Timothy (Matthew Knight) is having bad dreams, are they premonitions or is he remembering something horrific from his past. Not that we care much anyway. He’s looked after by his single mum, Rachel (Rhona Mitra) and his extended family of his Nana (Barbara Gordon), his uncle Jonas (Elias Koteas), his cousin Katherine (Sarah Carter), Will (Tom Jackson) a Navajo for good measure and the local postman Doak (Lyriq Bent), and pretty much the whole town. His mum is human but the rest are all SkinWalkers and want the curse to end so they’ve been protecting him since he was born. They’re protecting him from the bad Skin Walkers who like being werewolves and therefore want to kill the boy before he turns thirteen.

The bad guys are led by Varek (Jason Behr) who is accompanied by Sonja (Natassia Malthe), Zo (Kim Coates) and Grenier (Rogue Johnston).
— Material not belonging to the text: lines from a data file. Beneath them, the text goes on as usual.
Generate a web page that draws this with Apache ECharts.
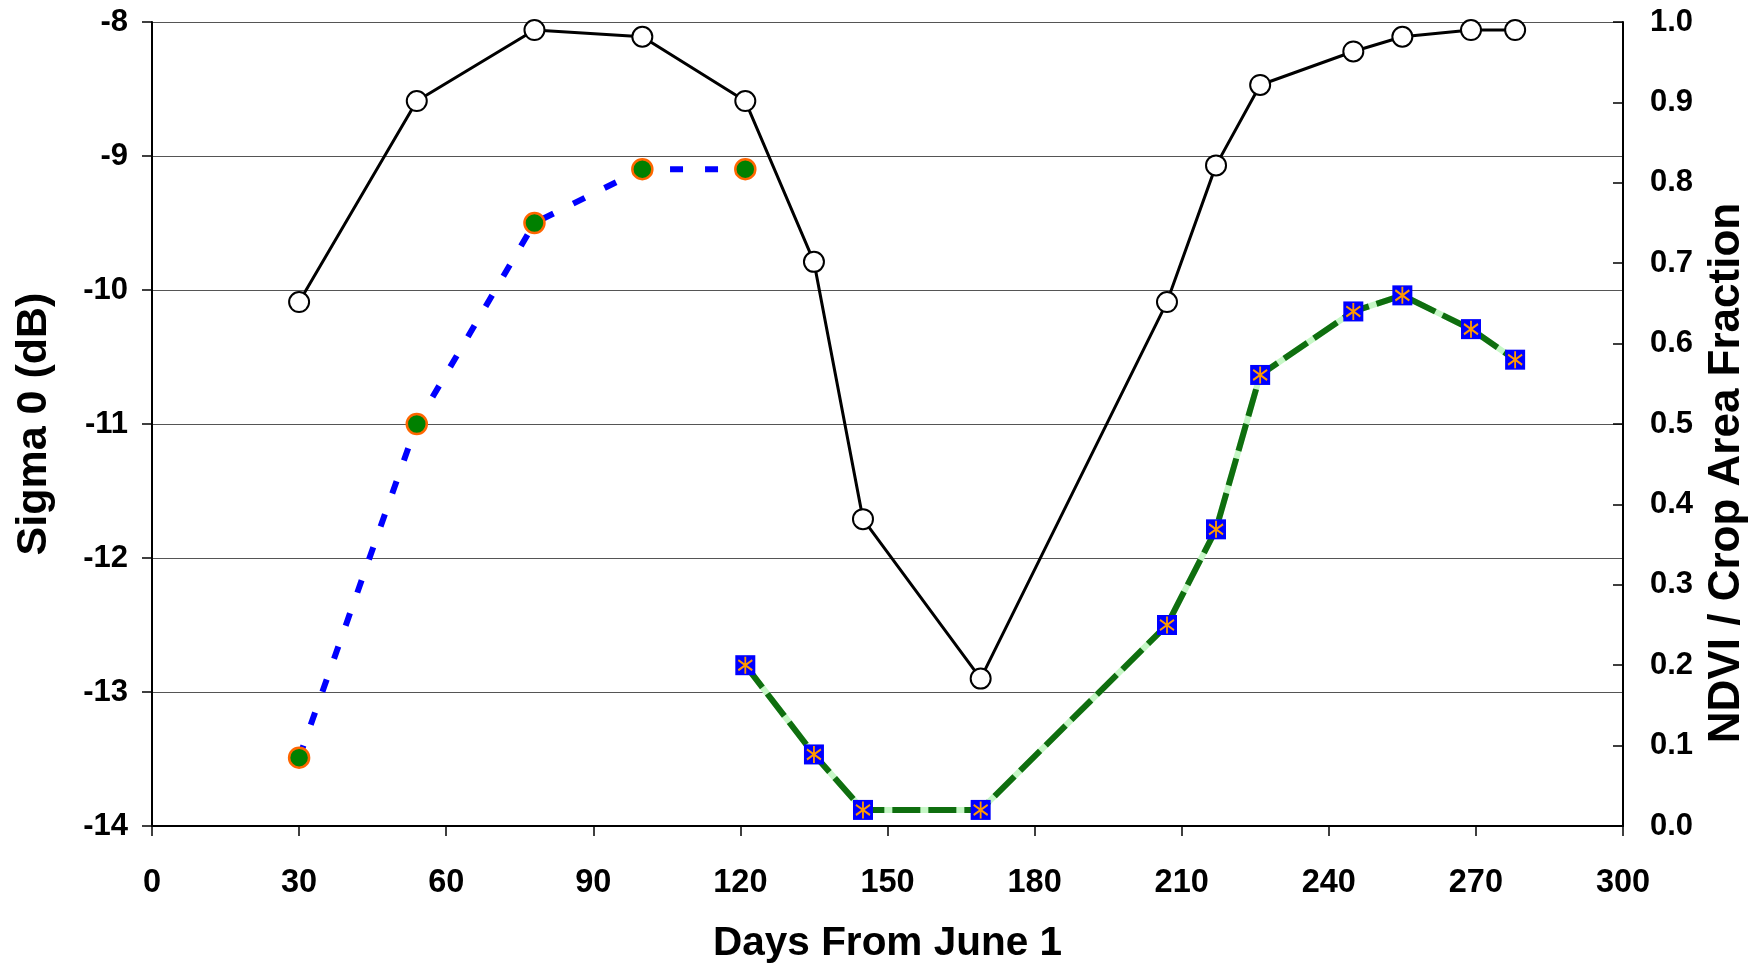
<!DOCTYPE html>
<html>
<head>
<meta charset="utf-8">
<script src="https://cdn.jsdelivr.net/npm/echarts@6/dist/echarts.min.js"></script>
<style>
html,body{margin:0;padding:0;background:#fff;}
#chart{width:1748px;height:966px;}
</style>
</head>
<body>
<div id="chart"></div>
<script>
// Sigma 0 (dB) — left axis
const sigmaDays = [30, 54, 78, 100, 121, 135, 145, 169, 207, 217, 226, 245, 255, 269, 278];
const sigmaValues = [-10.09, -8.59, -8.06, -8.11, -8.59, -9.79, -11.71, -12.90, -10.09, -9.07, -8.47, -8.22, -8.11, -8.06, -8.06];

// Crop area fraction — right axis (blue dotted, green circles)
const cropDays = [30, 54, 78, 100, 121];
const cropValues = [0.085, 0.50, 0.75, 0.817, 0.817];

// NDVI — right axis (green dashed, blue squares)
const ndviDays = [121, 135, 145, 169, 207, 217, 226, 245, 255, 269, 278];
const ndviValues = [0.20, 0.089, 0.02, 0.02, 0.25, 0.369, 0.561, 0.64, 0.66, 0.618, 0.58];

const xTicks = [0, 300, 30];
const leftTicks = [-14, -8, 1];
const rightTicks = [0, 1, 0.1];

const FONT = "'Liberation Sans', Arial, sans-serif";

function pairs(xs, ys) { return xs.map((x, i) => [x, ys[i]]); }

const chart = echarts.init(document.getElementById('chart'));
const labelStyle = { color: '#000', fontFamily: FONT, fontWeight: 'bold', fontSize: 31 };

chart.setOption({
  animation: false,
  backgroundColor: '#fff',
  grid: { left: 152, right: 125, top: 22, bottom: 140, containLabel: false, outerBoundsMode: 'none' },
  xAxis: {
    type: 'value', min: xTicks[0], max: xTicks[1], interval: xTicks[2],
    name: 'Days From June 1', nameLocation: 'middle', nameGap: 97,
    nameTextStyle: { color: '#000', fontFamily: FONT, fontWeight: 'bold', fontSize: 40.5 },
    axisLine: { show: true, onZero: false, lineStyle: { color: '#000', width: 2 } },
    axisTick: { show: true, inside: false, length: 10, lineStyle: { color: '#000', width: 1.5 } },
    axisLabel: Object.assign({ margin: 41 }, labelStyle, { fontSize: 32.5 }),
    splitLine: { show: false }
  },
  yAxis: [
    {
      type: 'value', min: leftTicks[0], max: leftTicks[1], interval: leftTicks[2],
      position: 'left',
      name: 'Sigma 0 (dB)', nameLocation: 'middle', nameGap: 96, nameRotate: 90,
      nameTextStyle: { color: '#000', fontFamily: FONT, fontWeight: 'bold', fontSize: 43 },
      axisLine: { show: true, onZero: false, lineStyle: { color: '#000', width: 2 } },
      axisTick: { show: true, inside: false, length: 10, lineStyle: { color: '#000', width: 1.5 } },
      axisLabel: Object.assign({ margin: 24 }, labelStyle),
      splitLine: { show: true, lineStyle: { color: '#555', width: 1.2 } }
    },
    {
      type: 'value', min: rightTicks[0], max: rightTicks[1], interval: rightTicks[2],
      position: 'right',
      name: 'NDVI / Crop Area Fraction', nameLocation: 'middle', nameGap: 82, nameRotate: 90,
      nameTextStyle: { color: '#000', fontFamily: FONT, fontWeight: 'bold', fontSize: 44, padding: [0, 98, 0, 0] },
      axisLine: { show: true, onZero: false, lineStyle: { color: '#000', width: 2 } },
      axisTick: { show: true, inside: true, length: 10, lineStyle: { color: '#000', width: 1.5 } },
      axisLabel: Object.assign({ margin: 27, formatter: v => v.toFixed(1) }, labelStyle),
      splitLine: { show: false }
    }
  ],
  series: [
    {
      name: 'Crop Area Fraction', type: 'line', yAxisIndex: 1, z: 3,
      data: pairs(cropDays, cropValues),
      symbol: 'circle', symbolSize: 20,
      itemStyle: { color: '#008000', borderColor: '#FF6600', borderWidth: 2.5 },
      lineStyle: { color: '#0000FF', width: 6, type: [13, 22] }
    },
    {
      name: 'Sigma 0', type: 'line', yAxisIndex: 0, z: 4,
      data: pairs(sigmaDays, sigmaValues),
      symbol: 'circle', symbolSize: 20,
      itemStyle: { color: '#fff', borderColor: '#000', borderWidth: 2 },
      lineStyle: { color: '#000', width: 3 }
    },
    {
      name: 'NDVI base', type: 'line', yAxisIndex: 1, z: 5,
      data: pairs(ndviDays, ndviValues),
      symbol: 'none',
      lineStyle: { color: '#C6F7C6', width: 6 }
    },
    {
      name: 'NDVI', type: 'line', yAxisIndex: 1, z: 6,
      data: pairs(ndviDays, ndviValues),
      symbol: 'rect', symbolSize: 20,
      itemStyle: { color: '#0000FF', borderWidth: 0 },
      lineStyle: { color: '#0F6E0F', width: 6, type: [28, 8] }
    },
    {
      name: 'NDVI star', type: 'line', yAxisIndex: 1, z: 7,
      data: pairs(ndviDays, ndviValues),
      symbol: 'path://M8,0L8,20M1,4L15,16M15,4L1,16', symbolSize: [14, 17],
      itemStyle: { color: 'rgba(0,0,0,0)', borderColor: '#FF9900', borderWidth: 2 },
      lineStyle: { width: 0, opacity: 0 }
    }
  ]
});
</script>
</body>
</html>
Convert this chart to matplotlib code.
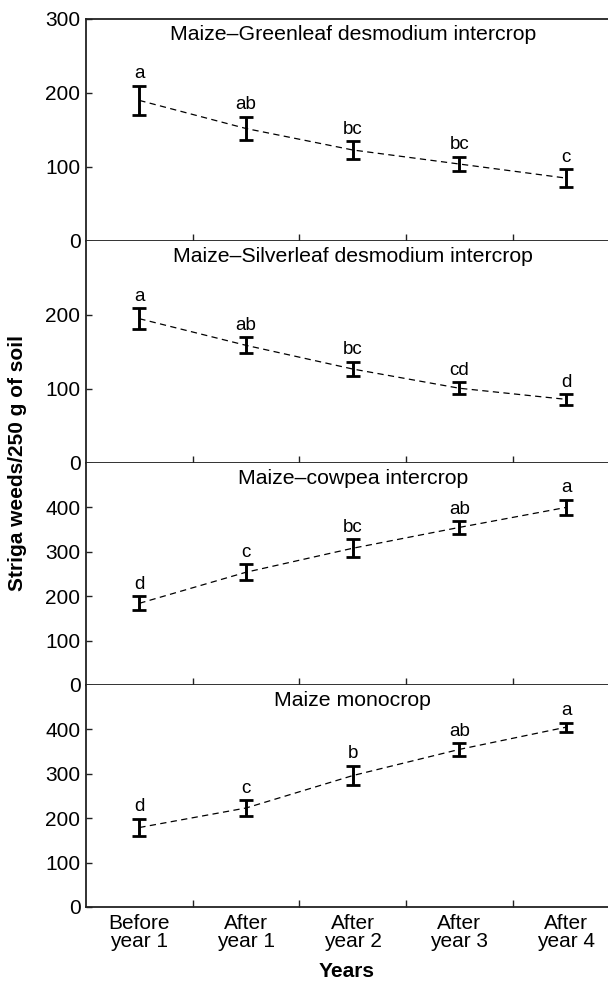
import matplotlib
matplotlib.use("Agg")
import matplotlib.pyplot as plt
import numpy as np

plt.rcParams['font.family'] = ['Liberation Sans', 'DejaVu Sans']

categories = ["Before\nyear 1", "After\nyear 1", "After\nyear 2", "After\nyear 3", "After\nyear 4"]

titles = ["Maize\u2013Greenleaf desmodium intercrop",
          "Maize\u2013Silverleaf desmodium intercrop",
          "Maize\u2013cowpea intercrop",
          "Maize monocrop"]

greenleaf_mean = [190, 152, 123, 104, 85]
greenleaf_err = [20, 16, 12, 10, 12]
greenleaf_letters = ["a", "ab", "bc", "bc", "c"]

silverleaf_mean = [195, 159, 127, 101, 86]
silverleaf_err = [14, 11, 10, 8, 7]
silverleaf_letters = ["a", "ab", "bc", "cd", "d"]

cowpea_mean = [184, 254, 308, 355, 400]
cowpea_err = [16, 18, 20, 14, 17]
cowpea_letters = ["d", "c", "bc", "ab", "a"]

mono_mean = [179, 223, 296, 355, 405]
mono_err = [20, 18, 22, 14, 10]
mono_letters = ["d", "c", "b", "ab", "a"]

means = [greenleaf_mean, silverleaf_mean, cowpea_mean, mono_mean]
errs = [greenleaf_err, silverleaf_err, cowpea_err, mono_err]
letters = [greenleaf_letters, silverleaf_letters, cowpea_letters, mono_letters]
ylims = [300, 300, 500, 500]
yticks = [[0, 100, 200, 300], [0, 100, 200], [0, 100, 200, 300, 400], [0, 100, 200, 300, 400]]

W, H = 608, 981
fig = plt.figure(figsize=(W / 100, H / 100), dpi=100)

left_px = 86
right_px = 608
bottom_px = 907
panel_h = 222
x_right = 4.5 - (619.5 - 608) / 106.7

spine_col = "#222222"
x = np.arange(len(categories))

for i in range(4):
    top_px = bottom_px - panel_h * (4 - i)
    ax = fig.add_axes([left_px / W, (H - (top_px + panel_h)) / H,
                       (right_px - left_px) / W, panel_h / H])
    ax.set_xlim(-0.5, x_right)
    ax.set_ylim(0, ylims[i])
    ax.plot(x, means[i], ls=(0, (5, 3.5)), color="black", lw=0.9, zorder=2)
    ax.errorbar(x, means[i], yerr=errs[i], fmt="none", ecolor="black",
                elinewidth=2.1, capsize=5, capthick=2.0, zorder=3)
    for xi, m, e, lab in zip(x, means[i], errs[i], letters[i]):
        ax.annotate(lab, (xi, m + e), xytext=(0, 2.5), textcoords="offset points",
                    ha="center", va="bottom", fontsize=13.5)
    ax.text(2.0, 0.975, titles[i], transform=ax.get_xaxis_transform(),
            ha="center", va="top", fontsize=15.3)
    ax.set_yticks(yticks[i])
    ax.tick_params(axis="y", direction="in", length=4, width=1.0, pad=4,
                   labelsize=15, colors=spine_col, labelcolor="black")
    ax.set_xticks(x)
    ax.set_xticks(np.arange(0.5, 4.0, 1.0), minor=True)
    ax.tick_params(axis="x", which="major", length=0, pad=5, labelsize=15)
    ax.tick_params(axis="x", which="minor", direction="in", length=5, width=1.0,
                   colors=spine_col)
    if i < 3:
        ax.set_xticklabels([])
    else:
        ax.set_xticklabels(categories, linespacing=0.95)
        ax.set_xlabel("Years", fontsize=15, fontweight="bold", labelpad=8)
    for s in ["left", "bottom", "top"]:
        ax.spines[s].set_color(spine_col)
        ax.spines[s].set_linewidth(1.3)
    ax.spines["right"].set_visible(False)
    if i > 0:
        ax.spines["top"].set_visible(False)

fig.text(18 / W, 1 - 463 / H, "Striga weeds/250 g of soil", rotation=90,
         ha="center", va="center", fontsize=15, fontweight="bold")

fig.savefig("out.png", dpi=100)
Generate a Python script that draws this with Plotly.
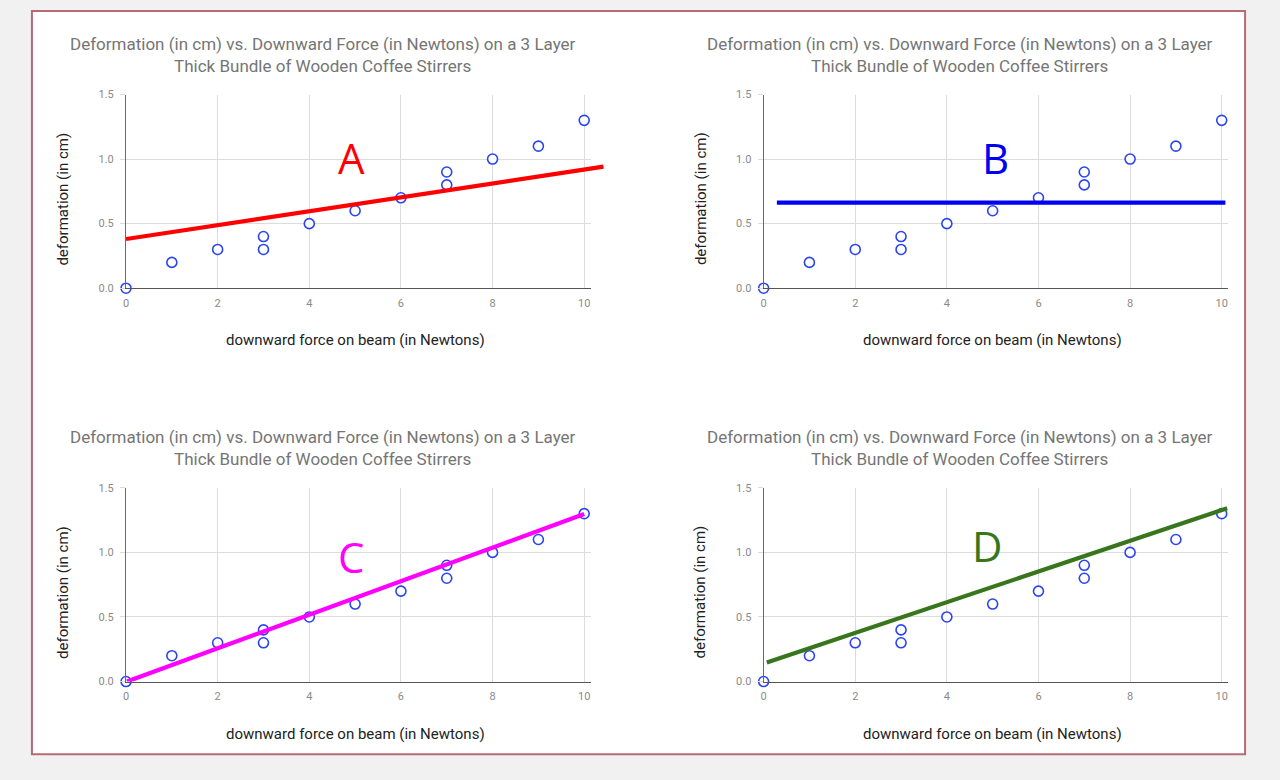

They ride around like an outlaw motorcycle gang shot in slo-mo, have sex in slo-mo and generally do whatever they want. There’s a shoot out in town early on in the piece that’s just ridiculous and then there’s some chase scenes and more shooting. For all the shooting that goes on it takes a lot of shots to hit anyone… and there’s never a cop in sight.

There’s a decent scene where the bad guys in werewolf form attack a redneck bar and kill everyone, although it’s nowhere near as good as the bar attack from Near Dark. That’s about it though.  

The movie was directed by Jim Isaacs and he loves to move the camera for no reason whatsoever. He should have spent more time with the scriptwriters, all three of them, to flesh out the story and dialogue a bit more.

At least the effects are done with traditional make-up rather than CGI and for that reason alone the movie deserves some points. However, even though the make-up is done by the Stan Winston Studio you get the feeling that Stan had his best guys on another project at the time. The werewolves look a little bit like ‘Beast’ in that horrible Beauty & The Beast TV show from a few years ago.  As mentioned earlier there’s no transformation scene here..!

SPOILER ALERT. If you care and you shouldn’t, the cure is in Timothy’s blood. Varek is Timothy’s dad, he bites Timothy, is cured and happy families are reunited. They decide to put some of Timothy’s blood into bullets to ‘cure’ the remaining werewolves, which is hilarious as we’ve just witnessed these guys shooting a million bullets and missing everyone they aim at… it’s going to take a lot of Timothy’s blood at this rate. They also left it open for a sequel but who’s going to want one?